"Aruanda" e "Ilha das Flores": um Brasil de muitas indústrias
Linduarte Noronha, enquanto precursor do Cinema Novo, construiu seu legado em cima do curta-documentário "Aruanda". A saga da mulheres do Quilombo Olhos d'Água, que sobrevivem da manufatura de potes de argila, não só influenciou documentaristas de sua geração, como o Glauber e o Coutinho, mas também cineastas posteriores.
Tematicamente, "Aruanda" se assemelha ao "Ilha das Flores" do Jorge Furtado em retratar o caminho de uma mercadoria de grande importância para determinados contextos. Ainda assim, enquanto a obra de Noronha foca na base do capital com a manufatura artesanal de baixo valor agregado, preocupando-se no combate à história única de toda uma comunidade que vive sem o privilégio de ser salvaguardado pelas instituições estatais, nunca reduzindo os quilombolas à miséria, o curta-documentário gaúcho acompanha o capital por todo o ciclo do mercado, nunca se aprofundando em um estágio específico para desconstruir certos estereótipos, mas dando uma noção ampla das falhas do capitalismo.
Apesar de ser igualmente rico, em questão de linguagem, analisarem-nos como obras individuais, encará-los como um sendo a continuação do outro oferece ao espectador o aprofundamento da perspectiva fisiocrática quase que intuitiva do Brasil como um país de muitas indústrias. As diferenças de ritmo e decupagem realizam o recorte histórico-social para que o contraste entre as duas realidades se destaque. As oleiras paraibanas trabalham sem pressa, com capricho, se opondo à produção em massa dos perfumes da revendedora. Não tinha como ser diferente.
Os dois curta metragens mais importantes do cinema nacional se completam. Representantes do gênero que os cineastas brasileiros mais dominam, tomam como protagonista o próprio narrador. Pomposo e satírico, cada um à sua maneira, contam aquelas histórias sem nunca dizer mais do que necessário.
Se logo na introdução se mostram como exercícios de montagem ímpares, o casamento proporcionalmente calibrado da imposição das vozes emprestadas em menor ou maior presença diante das respectivas mise-en-scènes (minimalista em "Aruanda" e carregada em "Ilha das Flores") justificam o porquê apontarem-nos como aulas de texto, amarrando, enfim, o último e principal elo entre a invisível ligação entre ambos os documentários.

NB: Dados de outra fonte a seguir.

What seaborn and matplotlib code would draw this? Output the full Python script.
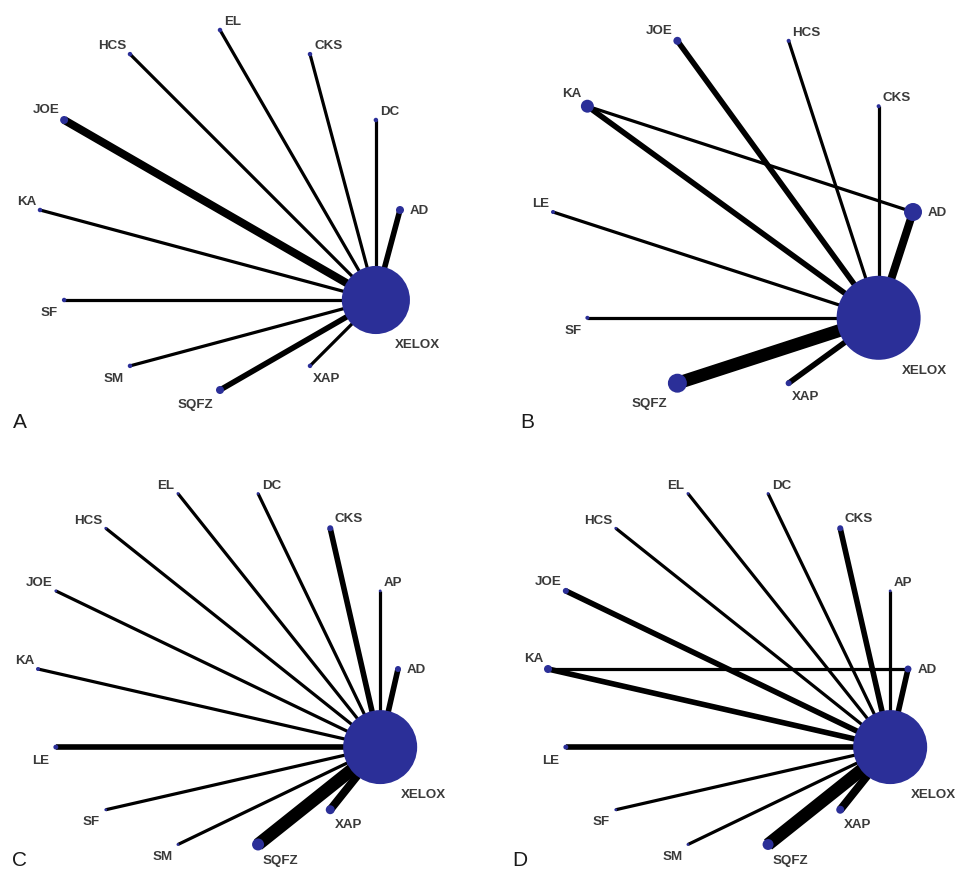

A feira de Santa Luzia, é o único lugar onde se tem olhos para os quilombolas, onde não estão latentes ao Estado pois é onde geram riqueza; essa liberdade que experimentam a cada viagem de 1 dia que fazem para o Sabugi que a mesma que o narrador da "Ilha das Flores" aponta como a "que o sonho humano alimenta, que não há ninguém que explique e ninguém que não entenda".